Елена подошла ближе, внимательно наблюдая за микровыражениями его лица, которые в полумраке комнаты были одновременно более скрыты и более выразительны – парадокс восприятия, знакомый каждому опытному психологу.
– А потом что-то изменилось? – спросила она, применяя технику прогрессивного зондирования, которую обычно использовала с пациентами, склонными к диссоциации травматических воспоминаний.
– Савченко начал менять протоколы. Сначала незаметно, – Александр говорил тихо, как будто само произнесение слов могло материализовать призраков прошлого. – Больше акцента на психоактивных веществах. Более интенсивные сессии. Затем появились «специальные участники» – люди с определенными психологическими профилями, которых он лично отбирал и работал с ними в закрытом режиме.
Елена невольно поднесла руку к шее – психосоматический жест защиты, активизирующийся при упоминании об угрозе. Она представила себя в роли такого «специального участника» – объекта пристального интереса Савченко, его научного и патологического любопытства одновременно.
– Анна начала замечать изменения первой, – продолжал Александр, его голос приобрел тот особый тембр, который возникает при активации травматических воспоминаний – более низкий, с легкой хрипотцой. – Она была психологом, как и ты, специализировалась на травмах развития. Обратила внимание на странные изменения в поведении нескольких участников после интенсивных сессий с Савченко. Провалы в памяти, изменения базовых поведенческих паттернов, странная внушаемость. Она начала собирать информацию, пытаясь понять, что происходит.
Дождь за окном усилился, капли барабанили по стеклу, создавая ритмический фон, напоминающий медитативные техники доступа к подсознанию, которые Елена иногда использовала в работе с пациентами.
– И тогда она сама стала объектом его интереса, – догадалась Елена, применяя свои знания о нарциссических личностях к образу Савченко, который постепенно формировался в её сознании.
Александр кивнул, его лицо исказилось в мимолетной гримасе боли – кратковременный прорыв эмоции сквозь барьер рационализации.
– Он обвинил её в паранойе, убедил меня, что у неё развивается профессиональная деформация, что она видит патологию там, где её нет, – каждое слово давалось ему с трудом, как будто они обладали физическим весом. – Я поверил ему. Боже, я поверил Савченко вместо собственной жены. Когда она пришла ко мне с какими-то записями, доказательствами, я… я даже не посмотрел их. Сказал, что ей нужно отдохнуть, взять отпуск.

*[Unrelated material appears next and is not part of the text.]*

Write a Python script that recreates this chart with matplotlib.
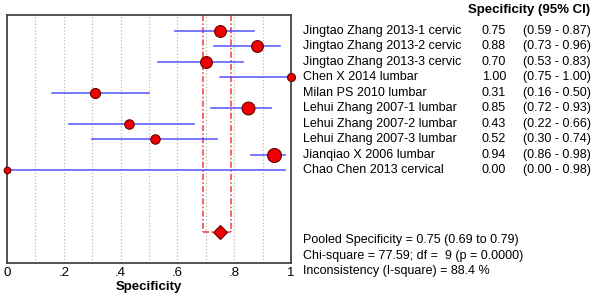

Елена инстинктивно положила руку на его плечо – терапевтический жест, создающий физический контакт в момент эмоционального выхода пациента. Но тут же осознала двойственность этого действия – она больше не была его терапевтом, если вообще когда-либо им была.
– Что произошло потом? – мягко спросила она, интуитивно переходя к технике направленного диалога, которая помогает травмированному сознанию структурировать хаотичные воспоминания.
– Через неделю она исчезла. Просто не вернулась домой, – Александр сделал глоток виски, позволяя алкоголю создать временное химическое облегчение от эмоциональной боли. – Полиция, поиски, объявления… всё бесполезно. Как в воду канула. Я был уверен, что она просто ушла от меня, не выдержав моего недоверия. И только через год, когда начали исчезать другие участники клуба, я начал понимать…
Его голос сорвался. Елена наблюдала, как психологические защиты, выстроенные годами, начинают рушиться перед напором подавленной вины и горя. В этот момент она ощутила мощное противоречие между профессиональным желанием помочь ему интегрировать эту травму и личной потребностью дистанцироваться, сохранить эмоциональные границы.